The bill would define certain incremental production techniques,
but it would not require any to be implemented to qualify for
the tax rate reduction. The bill would exempt from the gas
severance tax any gas previously flared from an oil well or
oil lease but now sold.
To receive a credit, the operator
would be required to apply to the Comptroller no later than
the first anniversary after the date the Railroad Commission
certified the incremental ratio for a qualifying lease.
The
measure of incremental lease production would be divided by
average total lease production during the four-month test period
used in qualifying a lease to compute an incremental ratio.
This ratio, held constant through the five-year duration of
an exemption, would be multiplied times total lease production
in any future month to get the volume of oil or gas that would
be exempt from one half of the applicable severance tax. A
ratio, once established for a lease, would exempt that proportion
of lease production from severance taxes each month for five
years unless the taxable price of oil, measured in 1997 price
equivalent, rose above $25 per barrel and remained so for three
consecutive months. If the taxable price of oil dropped and
remained below $25 per barrel, in 1997 price equivalent, for
three consecutive months, the rate reduction would become operational
again.
The bill would take effect September 1, 1997.
Methodolgy
The bill would apply only to oil leases, but oil or gas produced
from a lease would be given the half-rate exemption. Baseline
production would be defined as the average production of oil
and gas from a lease during calendar 1995. The universe of
leases that potentially could qualify are those with baseline
production not to exceed seven barrels of oil equivalent (BOE)

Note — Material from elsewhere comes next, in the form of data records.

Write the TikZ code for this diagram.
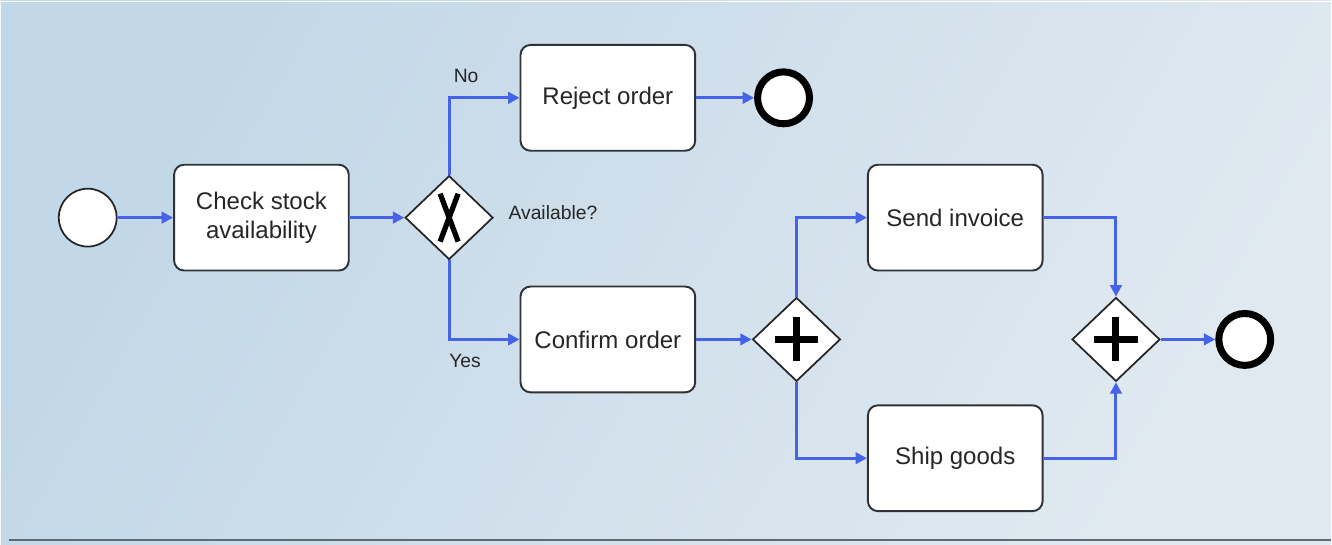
\documentclass[tikz,border=0pt]{standalone}
\usepackage{fontspec}
\setmainfont{Liberation Sans}
\usetikzlibrary{shapes.geometric,arrows.meta}

\definecolor{bgA}{HTML}{C2D7E7}
\definecolor{bgB}{HTML}{E0E9F0}
\definecolor{flowblue}{HTML}{4563E6}
\definecolor{boxline}{HTML}{2E3338}
\definecolor{rimgray}{HTML}{5E6A74}

\tikzset{
	task/.style={shape=rectangle, rounded corners=0.2cm, draw=boxline, line width=1.1pt, fill=white,
		minimum width=3.5cm, minimum height=2.12cm, align=center,
		font=\fontsize{13.7}{16.5}\selectfont, text=black!85},
	gateway/.style={shape=diamond, draw=black!85, line width=1pt, fill=white,
		minimum width=1.76cm, minimum height=1.68cm, inner sep=0pt},
	startev/.style={shape=circle, draw=black!85, line width=1pt, fill=white, minimum size=1.16cm, inner sep=0pt},
	endev/.style={shape=circle, draw=black, line width=4pt, fill=white, minimum size=1.04cm, inner sep=0pt},
	flow/.style={draw=flowblue, line width=1.7pt, -{Triangle[length=6.5pt,width=6.5pt]}},
	lbl/.style={font=\fontsize{11}{13}\selectfont, text=black!85}
}

\begin{document}
\begin{tikzpicture}[x=0.02cm, y=-0.02cm]
	% background
	\shade[left color=bgA, right color=bgB, shading angle=60] (0,0) rectangle (1332,545);
	\draw[white, line width=1pt] (0,1.5) -- (1332,1.5);
	\draw[rimgray, line width=1.6pt] (8,541) -- (1332,541);

	\node[startev] (startev) at (87, 218)   {};
	\node[task] (check)      at (261, 218)  {Check stock\\availability};
	\node[gateway] (avail)   at (449, 218)  {};
	\node[task] (reject)     at (608, 98)   {Reject order};
	\node[endev] (endreject) at (784, 98)   {};
	\node[task] (confirm)    at (608, 340)  {Confirm order};
	\node[gateway] (fork)    at (797, 340)  {};
	\node[task] (invoice)    at (956, 218)  {Send invoice};
	\node[task] (ship)       at (956, 459)  {Ship goods};
	\node[gateway] (join)    at (1117, 340) {};
	\node[endev] (endship)   at (1246, 340) {};

	\node[lbl] (no)    at (466, 76)  {No};
	\node[lbl] (yes)   at (465, 362) {Yes};
	\node[lbl] (quest) at (553, 213) {Available?};

	% gateway marks
	\draw[line width=3pt, shift={(avail.center)}] (-9,-24) -- (9,24) (9,-24) -- (-9,24);
	\draw[line width=4pt, shift={(fork.center)}] (-22,0) -- (22,0) (0,-22) -- (0,22);
	\draw[line width=4pt, shift={(join.center)}] (-22,0) -- (22,0) (0,-22) -- (0,22);

	\draw[flow] (startev) -- (check);
	\draw[flow] (check) -- (avail);
	\draw[flow] (avail.north) |- (reject);
	\draw[flow] (avail.south) |- (confirm);
	\draw[flow] (reject) -- (endreject);
	\draw[flow] (confirm) -- (fork);
	\draw[flow] (fork.north) |- (invoice);
	\draw[flow] (fork.south) |- (ship);
	\draw[flow] (invoice) -| (join.north);
	\draw[flow] (ship) -| (join.south);
	\draw[flow] (join) -- (endship);
\end{tikzpicture}
\end{document}
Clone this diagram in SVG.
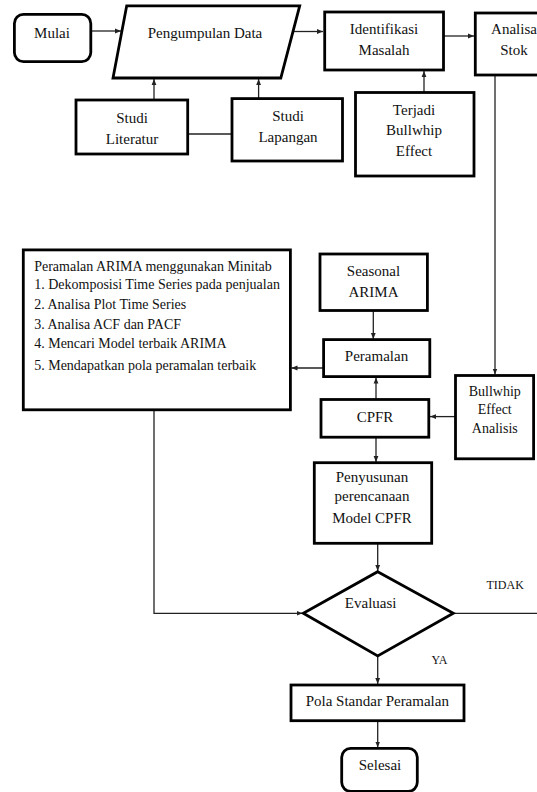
<svg xmlns="http://www.w3.org/2000/svg" width="537" height="792" viewBox="0 0 537 792">
<style>
.box{fill:#fff;stroke:#000;stroke-width:2.8}
.ln{fill:none;stroke:#222;stroke-width:1.3}
.t{font-family:"Liberation Serif","Times New Roman",serif;font-size:15px;fill:#111;text-anchor:middle}
.s{font-size:14px}
.l{text-anchor:start}
.lbl{font-size:12px;text-anchor:start}
</style>
<defs>
<marker id="ah" viewBox="0 0 10 10" refX="10" refY="5" markerWidth="6" markerHeight="6" markerUnits="userSpaceOnUse" orient="auto">
<path d="M0,1 L10,5 L0,9 Z" fill="#222"/>
</marker>
</defs>
<rect width="537" height="792" fill="#fff"/>
<g id="connectors">
<line class="ln" x1="91" y1="31" x2="121" y2="31" marker-end="url(#ah)"/>
<line class="ln" x1="294" y1="31.5" x2="323" y2="31.5" marker-end="url(#ah)"/>
<line class="ln" x1="444" y1="36" x2="474" y2="36" marker-end="url(#ah)"/>
<line class="ln" x1="154" y1="100" x2="154" y2="79" marker-end="url(#ah)"/>
<line class="ln" x1="258.6" y1="98.6" x2="258.6" y2="79" marker-end="url(#ah)"/>
<line class="ln" x1="188" y1="134" x2="232" y2="134"/>
<line class="ln" x1="424" y1="92.5" x2="424" y2="71" marker-end="url(#ah)"/>
<line class="ln" x1="495" y1="75" x2="495" y2="374.5" marker-end="url(#ah)"/>
<line class="ln" x1="373.3" y1="310.5" x2="373.3" y2="339" marker-end="url(#ah)"/>
<line class="ln" x1="323.6" y1="368" x2="291.5" y2="368" marker-end="url(#ah)"/>
<line class="ln" x1="376" y1="399.5" x2="376" y2="377.5" marker-end="url(#ah)"/>
<line class="ln" x1="455.5" y1="416.6" x2="430" y2="416.6" marker-end="url(#ah)"/>
<line class="ln" x1="376" y1="437.2" x2="376" y2="462" marker-end="url(#ah)"/>
<line class="ln" x1="377.7" y1="543.3" x2="377.7" y2="571" marker-end="url(#ah)"/>
<polyline class="ln" points="154,409.8 154,613.3 302.5,613.3" marker-end="url(#ah)"/>
<line class="ln" x1="453.3" y1="613.3" x2="537" y2="613.3"/>
<line class="ln" x1="377.7" y1="656" x2="377.7" y2="684" marker-end="url(#ah)"/>
<line class="ln" x1="377.7" y1="720.7" x2="377.7" y2="747.5" marker-end="url(#ah)"/>
<text class="t lbl" x="486.5" y="589">TIDAK</text>
<text class="t lbl" x="431.5" y="664">YA</text>
</g>
<g id="mulai">
<rect class="box" x="14.4" y="14.4" width="76.4" height="47.2" rx="9"/>
<text class="t" x="52" y="37.5">Mulai</text>
</g>
<g id="pengumpulan-data">
<polygon class="box" points="126.7,5.8 299.7,5.8 280.8,78 113,78"/>
<text class="t" x="205" y="37.5">Pengumpulan Data</text>
</g>
<g id="identifikasi-masalah">
<rect class="box" x="324.7" y="12" width="118.8" height="58"/>
<text class="t" x="384" y="34">Identifikasi</text>
<text class="t" x="384" y="54.7">Masalah</text>
</g>
<g id="analisa-stok">
<rect class="box" x="475.3" y="13" width="70" height="62"/>
<text class="t" x="514" y="34">Analisa</text>
<text class="t" x="514" y="55">Stok</text>
</g>
<g id="studi-literatur">
<rect class="box" x="76" y="100" width="111.7" height="54"/>
<text class="t" x="132" y="123">Studi</text>
<text class="t" x="132" y="143.7">Literatur</text>
</g>
<g id="studi-lapangan">
<rect class="box" x="232" y="98.6" width="110.5" height="62.4"/>
<text class="t" x="288" y="121">Studi</text>
<text class="t" x="288" y="142">Lapangan</text>
</g>
<g id="terjadi-bullwhip">
<rect class="box" x="355.5" y="92.5" width="118.5" height="83.5"/>
<text class="t" x="414" y="114.6">Terjadi</text>
<text class="t" x="414" y="135">Bullwhip</text>
<text class="t" x="414" y="155.7">Effect</text>
</g>
<g id="peramalan-arima">
<rect class="box" x="23.3" y="249.9" width="267.1" height="159.9"/>
<text class="t s l" x="34.2" y="270.5">Peramalan ARIMA menggunakan Minitab</text>
<text class="t s l" x="34.2" y="289.3">1. Dekomposisi Time Series pada penjualan</text>
<text class="t s l" x="34.2" y="309.2">2. Analisa Plot Time Series</text>
<text class="t s l" x="34.2" y="328.5">3. Analisa ACF dan PACF</text>
<text class="t s l" x="34.2" y="348.2">4. Mencari Model terbaik ARIMA</text>
<text class="t s l" x="34.2" y="369.8">5. Mendapatkan pola peramalan terbaik</text>
</g>
<g id="seasonal-arima">
<rect class="box" x="320" y="254" width="107.4" height="56.5"/>
<text class="t" x="373.5" y="276">Seasonal</text>
<text class="t" x="373.5" y="296.6">ARIMA</text>
</g>
<g id="peramalan">
<rect class="box" x="323.6" y="339.6" width="106.2" height="37"/>
<text class="t" x="376.5" y="361">Peramalan</text>
</g>
<g id="cpfr">
<rect class="box" x="321" y="399.5" width="107.8" height="37.7"/>
<text class="t" x="375" y="421.6">CPFR</text>
</g>
<g id="bullwhip-analisis">
<rect class="box" x="455.5" y="375.5" width="78.1" height="83.3"/>
<text class="t s" x="494.8" y="395.5">Bullwhip</text>
<text class="t s" x="494.8" y="414.3">Effect</text>
<text class="t s" x="494.8" y="433">Analisis</text>
</g>
<g id="penyusunan">
<rect class="box" x="314.3" y="462.7" width="117.4" height="80.6"/>
<text class="t" x="372" y="481.7">Penyusunan</text>
<text class="t" x="372" y="501">perencanaan</text>
<text class="t" x="372" y="522.7">Model CPFR</text>
</g>
<g id="evaluasi">
<polygon class="box" points="377.7,571.7 453.3,613.3 377.7,656 303.3,613.3"/>
<text class="t" x="370.7" y="608.3">Evaluasi</text>
</g>
<g id="pola-standar">
<rect class="box" x="291" y="685" width="173" height="35.7"/>
<text class="t" x="377.3" y="705.7">Pola Standar Peramalan</text>
</g>
<g id="selesai">
<rect class="box" x="341.7" y="748.3" width="75.6" height="43" rx="9"/>
<text class="t" x="380" y="770">Selesai</text>
</g>
</svg>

per well per day within a lease. The bill does not specify
that the number of wells to be used in computing baseline lease
production have to be producing wells.
Railroad Commission
data for 1995 was used to determine leases with average well
yields of seven BOE or less per day. The four-out-of-five month
criteria specified in the bill was used to determine the volume
of incremental production that would qualify for the reduced
tax rate. This volume of production is presumed to be an increment
of oil or gas production that would be forthcoming in the absence
of any inducement beyond ordinary business incentives.
The probable fiscal implications of Implementing the provisions
of the bill during each of the first five years following passage
is estimated as follows:
Five Year Impact:
Fiscal Year Probable Revenue
Gain/(Loss) from
General Revenue
Fund
0001
1998 ($3,699,582)
1998 (3,641,312)
2000 (3,588,901)
2001 (3,542,862)
2002 (3,496,669)
Net Impact on General Revenue Related Funds:
The probable fiscal implication to General Revenue related funds
during each of the first five years is estimated as follows:
Fiscal Year Probable Net Postive/(Negative)
General Revenue Related Funds
Funds
1998 ($3,699,582)
1999 (3,641,312)
2000 (3,588,901)
2001 (3,542,862)
2002 (3,496,669)
Similar annual fiscal implications would continue as long as
the provisions of the bill are in effect.
State tax measures that induce petroleum production from properties
heretofore not operating at full capacity increase the value
of such properties to local taxing jurisdictions. The degree
of increase is not definite due to uncertainty as to the future
price of crude oil and natural gas and the number of wells that
would be entered into such production incentive programs.